What I try to do is run "something" that occupies CPU in a thread that is unlikely to block, for the idea of investigating cpu scheduling.
That something is the _x variable that is added and subtracted. It serves no function but to have it occupy some cpu. Because that (is supposed to have, which is why I asked) no function but also doesn't do anything that can block, it is likely to run on cpu infinitely.
However, to quantify the amount of work, in order to see the effect of the scheduling, I decided to add a counter per thread, and because of the speed of modern cpu's, that counts based on COUNTER_STEP.
However, to be able to see the work per thread, it needs to add the counts to something, which is the counter_vector.
Your suggestion of scoped threads works, but I am unable to implement the ctrlc::set_handler() function to pick up the counting that happens in counter_vector.
The general question that I have is if the addition to the local _x and loop_counter variables and the check of the COUNTER_STEP constant, as well as the access to the vector and each thread using Arc<AtomicU64()> independently for the thread's vector element is able to directly influence each other, and thus on a 2+ cpu system the amount of work for a single thread for both running 1 thread and running 2 threads should be the same.
I currently see slightly less work done for each thread when I add threads.
Your "something" is nothing. Not only is the +1-1 equivalent to nothing, the variable is never read, so rust will completely optimize it out. Even if it didn't, it's such a small computation that it doesn't matter.
All you're doing is measuring the counter's worst case scenario. Trying to figure out how performant your counter is without an accompanying workload is useless. Sometimes, a more expensive counter can become cheaper when paired with a real workload. You need to try your actual workload if you want to get any meaningful information.
2 Likes
Thank you.
Point taken, what I do is too simple, and can be optimised out.
So, it's just increasing the loop_counter, and then add one to the array.
All I want to accomplish is make the thread run "something" that doesn't call anything, doesn't load anything from main memory, and therefore just consumes CPU for some time that is consistent, and therefore counting it would give an impression of the amount of time the thread spent on CPU.
Would another loop counting from 0 to 1000 before the loop counter be something that is consumes CPU?
Again: I am trying to force consistent work from Rust, not useful work, for the sake of being able to test the linux scheduler by being absolutely sure what Rust does.
I actually tested on godbolt and the disassembly seems to actual perform the addition and subtraction: Compiler Explorer
(10622: inc eax, 10630: dec eax)
You need to compile it with optimizations.
If you want some work, do something that can't be optimized, like computing primes and sinking them into black_box
.
1 Like
In what ways are you testing the scheduler?

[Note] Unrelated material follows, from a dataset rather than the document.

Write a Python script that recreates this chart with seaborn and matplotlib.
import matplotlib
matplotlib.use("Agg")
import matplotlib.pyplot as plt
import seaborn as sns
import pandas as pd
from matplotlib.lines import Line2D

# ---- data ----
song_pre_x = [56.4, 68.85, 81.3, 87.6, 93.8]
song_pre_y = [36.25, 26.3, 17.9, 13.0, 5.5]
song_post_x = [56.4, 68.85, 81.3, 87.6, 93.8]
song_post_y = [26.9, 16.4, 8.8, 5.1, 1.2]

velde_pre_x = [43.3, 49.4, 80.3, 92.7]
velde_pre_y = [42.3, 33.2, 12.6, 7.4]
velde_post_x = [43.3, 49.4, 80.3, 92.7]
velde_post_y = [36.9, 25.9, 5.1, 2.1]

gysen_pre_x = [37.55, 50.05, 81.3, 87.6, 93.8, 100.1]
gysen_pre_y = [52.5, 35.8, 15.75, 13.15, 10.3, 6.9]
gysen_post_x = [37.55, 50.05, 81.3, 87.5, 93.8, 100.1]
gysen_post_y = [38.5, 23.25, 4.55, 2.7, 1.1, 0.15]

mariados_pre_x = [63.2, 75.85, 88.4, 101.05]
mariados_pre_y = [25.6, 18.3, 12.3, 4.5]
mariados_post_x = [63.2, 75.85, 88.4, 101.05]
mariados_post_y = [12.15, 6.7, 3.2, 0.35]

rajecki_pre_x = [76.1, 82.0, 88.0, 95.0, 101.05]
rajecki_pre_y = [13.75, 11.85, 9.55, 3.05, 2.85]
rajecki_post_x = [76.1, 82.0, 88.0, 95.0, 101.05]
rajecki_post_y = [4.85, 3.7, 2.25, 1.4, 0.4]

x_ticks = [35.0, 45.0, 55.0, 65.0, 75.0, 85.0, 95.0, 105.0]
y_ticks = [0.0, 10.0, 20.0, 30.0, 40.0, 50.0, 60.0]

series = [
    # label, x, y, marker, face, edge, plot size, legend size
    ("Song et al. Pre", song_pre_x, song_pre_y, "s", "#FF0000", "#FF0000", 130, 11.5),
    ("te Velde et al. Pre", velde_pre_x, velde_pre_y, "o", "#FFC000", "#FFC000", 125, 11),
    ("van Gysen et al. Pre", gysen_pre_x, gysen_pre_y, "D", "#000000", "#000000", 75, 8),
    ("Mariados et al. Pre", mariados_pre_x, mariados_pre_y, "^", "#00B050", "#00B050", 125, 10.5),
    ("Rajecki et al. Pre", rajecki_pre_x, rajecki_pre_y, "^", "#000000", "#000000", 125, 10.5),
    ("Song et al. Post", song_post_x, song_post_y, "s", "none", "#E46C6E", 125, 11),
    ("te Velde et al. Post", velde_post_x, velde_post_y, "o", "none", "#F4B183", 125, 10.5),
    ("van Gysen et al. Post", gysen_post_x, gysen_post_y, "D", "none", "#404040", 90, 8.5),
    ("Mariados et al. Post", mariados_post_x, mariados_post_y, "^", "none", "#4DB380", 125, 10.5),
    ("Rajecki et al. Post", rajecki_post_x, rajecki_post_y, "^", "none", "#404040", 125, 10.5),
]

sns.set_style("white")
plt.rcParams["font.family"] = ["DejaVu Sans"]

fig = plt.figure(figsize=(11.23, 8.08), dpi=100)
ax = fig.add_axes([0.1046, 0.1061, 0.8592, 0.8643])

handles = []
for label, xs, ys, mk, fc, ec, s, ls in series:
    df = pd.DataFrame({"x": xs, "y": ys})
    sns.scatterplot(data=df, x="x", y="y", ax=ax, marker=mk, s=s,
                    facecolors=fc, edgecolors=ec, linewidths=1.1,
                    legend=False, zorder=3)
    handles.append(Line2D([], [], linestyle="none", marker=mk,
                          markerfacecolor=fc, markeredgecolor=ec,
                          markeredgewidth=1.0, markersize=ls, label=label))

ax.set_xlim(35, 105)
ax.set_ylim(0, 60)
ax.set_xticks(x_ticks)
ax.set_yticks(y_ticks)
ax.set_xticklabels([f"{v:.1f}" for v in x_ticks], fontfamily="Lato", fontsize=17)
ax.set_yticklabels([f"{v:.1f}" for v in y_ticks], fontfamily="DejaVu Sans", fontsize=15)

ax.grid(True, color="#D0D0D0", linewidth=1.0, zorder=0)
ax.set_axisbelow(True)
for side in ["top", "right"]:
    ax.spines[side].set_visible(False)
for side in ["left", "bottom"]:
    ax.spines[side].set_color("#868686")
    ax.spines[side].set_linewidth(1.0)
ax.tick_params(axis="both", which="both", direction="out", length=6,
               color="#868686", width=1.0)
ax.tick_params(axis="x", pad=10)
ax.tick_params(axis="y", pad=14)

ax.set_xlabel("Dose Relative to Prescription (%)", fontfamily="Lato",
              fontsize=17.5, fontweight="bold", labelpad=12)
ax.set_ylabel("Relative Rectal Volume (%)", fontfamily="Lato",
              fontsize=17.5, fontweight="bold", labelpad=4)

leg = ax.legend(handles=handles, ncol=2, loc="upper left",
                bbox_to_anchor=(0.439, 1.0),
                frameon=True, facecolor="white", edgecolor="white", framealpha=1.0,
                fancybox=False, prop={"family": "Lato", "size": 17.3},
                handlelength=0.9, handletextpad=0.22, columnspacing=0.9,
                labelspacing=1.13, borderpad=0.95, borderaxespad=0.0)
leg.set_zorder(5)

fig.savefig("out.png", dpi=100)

Threads can be preempted so it doesn't really matter what work they do (even sleeping). The objective should probably be better specified to avoid confusion and wasting time trying to understand what you actually want to accomplish.
In what ways are you testing the scheduler? Threads can be preempted so it doesn't really matter what work they do (even sleeping). The objective should probably be better specified to avoid confusion and wasting time trying to understand what you actually want to accomplish.

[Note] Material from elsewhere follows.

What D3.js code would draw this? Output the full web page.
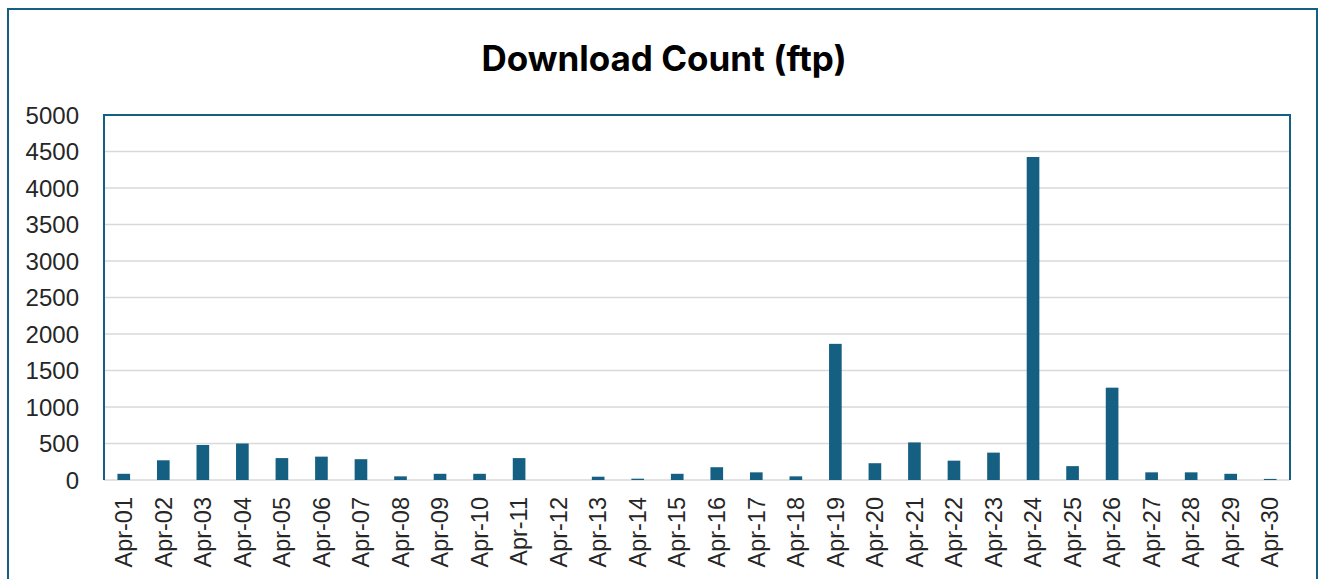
<!DOCTYPE html>
<html>
<head>
<meta charset="utf-8">
<script src="https://cdn.jsdelivr.net/npm/d3@7"></script>
<style>
    body { margin: 0; background: #fff; }
    svg { display: block; }
    .tick text { font-family: 'Liberation Sans', Arial, sans-serif; fill: #262626; }
    .title { font-family: Inter, 'Open Sans', sans-serif; font-weight: 700; }
</style>
</head>
<body>
<script>
const W = 1321, H = 579;
const margin = { top: 115, right: 31, bottom: 99, left: 104 },
    width = W - margin.left - margin.right,
    height = 480 - margin.top;

const teal = '#156082';

const days = ['Apr-01', 'Apr-02', 'Apr-03', 'Apr-04', 'Apr-05', 'Apr-06', 'Apr-07', 'Apr-08', 'Apr-09', 'Apr-10',
    'Apr-11', 'Apr-12', 'Apr-13', 'Apr-14', 'Apr-15', 'Apr-16', 'Apr-17', 'Apr-18', 'Apr-19', 'Apr-20',
    'Apr-21', 'Apr-22', 'Apr-23', 'Apr-24', 'Apr-25', 'Apr-26', 'Apr-27', 'Apr-28', 'Apr-29', 'Apr-30'];
const downloads = [85, 270, 480, 500, 300, 320, 285, 50, 85, 85,
    300, 0, 45, 18, 85, 175, 105, 50, 1865, 230,
    515, 265, 375, 4425, 190, 1265, 105, 105, 85, 15];
const yTicks = [0, 500, 1000, 1500, 2000, 2500, 3000, 3500, 4000, 4500, 5000];

const data = days.map((d, i) => { return { day: d, value: downloads[i] } });

const svg = d3.select('body').append('svg')
    .attr('width', W)
    .attr('height', H);

// outer chart border
svg.append('rect')
    .attr('x', 8).attr('y', 9)
    .attr('width', 1309).attr('height', H + 20)
    .attr('fill', 'none')
    .attr('stroke', teal)
    .attr('stroke-width', 2);

svg.append('text')
    .attr('class', 'title')
    .attr('x', 664).attr('y', 71)
    .attr('text-anchor', 'middle')
    .style('font-size', '35px')
    .style('fill', '#000')
    .text('Download Count (ftp)');

const g = svg.append('g')
    .attr('transform', 'translate(' + margin.left + ',' + margin.top + ')');

const xScale = d3.scaleBand()
    .domain(days)
    .range([0, width])
    .paddingInner(0.68)
    .paddingOuter(0.34);
const yScale = d3.scaleLinear()
    .domain([0, 5000])
    .range([height, 0]);

// gridlines
g.append('g')
    .attr('class', 'grid')
    .selectAll('line')
    .data(yTicks)
    .enter().append('line')
    .attr('x1', 0).attr('x2', width)
    .attr('y1', d => yScale(d)).attr('y2', d => yScale(d))
    .attr('stroke', '#d9d9d9')
    .attr('stroke-width', 1.5);

// y axis labels
const yAxis = g.append('g')
    .call(d3.axisLeft(yScale).tickValues(yTicks).tickFormat(d3.format('d')).tickSize(0).tickPadding(25));
yAxis.select('.domain').remove();
yAxis.selectAll('text').style('font-size', '24px').attr('dy', '0.35em');

// x axis labels
const xAxis = g.append('g')
    .attr('transform', 'translate(0,' + height + ')')
    .call(d3.axisBottom(xScale).tickSize(0));
xAxis.select('.domain').remove();
xAxis.selectAll('text')
    .style('font-size', '23.5px')
    .style('text-anchor', 'end')
    .attr('transform', 'rotate(-90)')
    .attr('x', -17)
    .attr('y', 0)
    .attr('dy', '0.35em');

// bars
g.selectAll('.bar')
    .data(data)
    .enter().append('rect')
    .attr('class', 'bar')
    .attr('x', d => xScale(d.day))
    .attr('y', d => yScale(d.value))
    .attr('width', xScale.bandwidth())
    .attr('height', d => height - yScale(d.value))
    .attr('fill', teal);

// plot area frame (left, top, right)
g.append('path')
    .attr('d', 'M0,' + height + 'V0H' + width + 'V' + height)
    .attr('fill', 'none')
    .attr('stroke', teal)
    .attr('stroke-width', 2);
</script>
</body>
</html>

I want the Rust program to be doing two things:
- Be running without doing anything that would make it halt or block or would otherwise give the scheduler any reason to put it off the CPU. That is why I try to do something in a loop that is letting the CPU perform work using what I am pretty confident of using registers only.
- Make the running be performed so that it's taking a consistent amount of time/CPU. This way, I can see if it's performing the exact same amount of work when changing the number of threads. Going from 1 to 2 threads on a multiprocessor system, the amount of work should double.
I should say that I am using bpftrace on the operating system side with tracepoints on getting onto and off cpu, so that I can actually measure on-cpu time.
I am nearly there.
If I run a single thread, I can see that recent linux kernels can let a task/thread run for up to 4 seconds uninterrupted. With two threads with much more CPUs available, this also is true, however the amount of "steps" per thread gets slightly less.
Once you get the number of threads equal or past the number of cpus, the slice time seems to get around 10ms. Roughly. It seems that there can be a lot of reasons to push a user task off cpu, and despite the minimum slice time in linux of 1.5ms, the test program has slice times of 4 to 12500 microsoconds too.
I was wrong again about the black box: what is visible on godbolt is unoptimised code. If I change the addition and subtraction to:
_x = black_box(black_box(_x) + black_box(1));
_x = black_box(black_box(_x) - black_box(1));
I notice the loop counting goes way slower, so that's an indication that it might indeed have been optimised out in optimised code.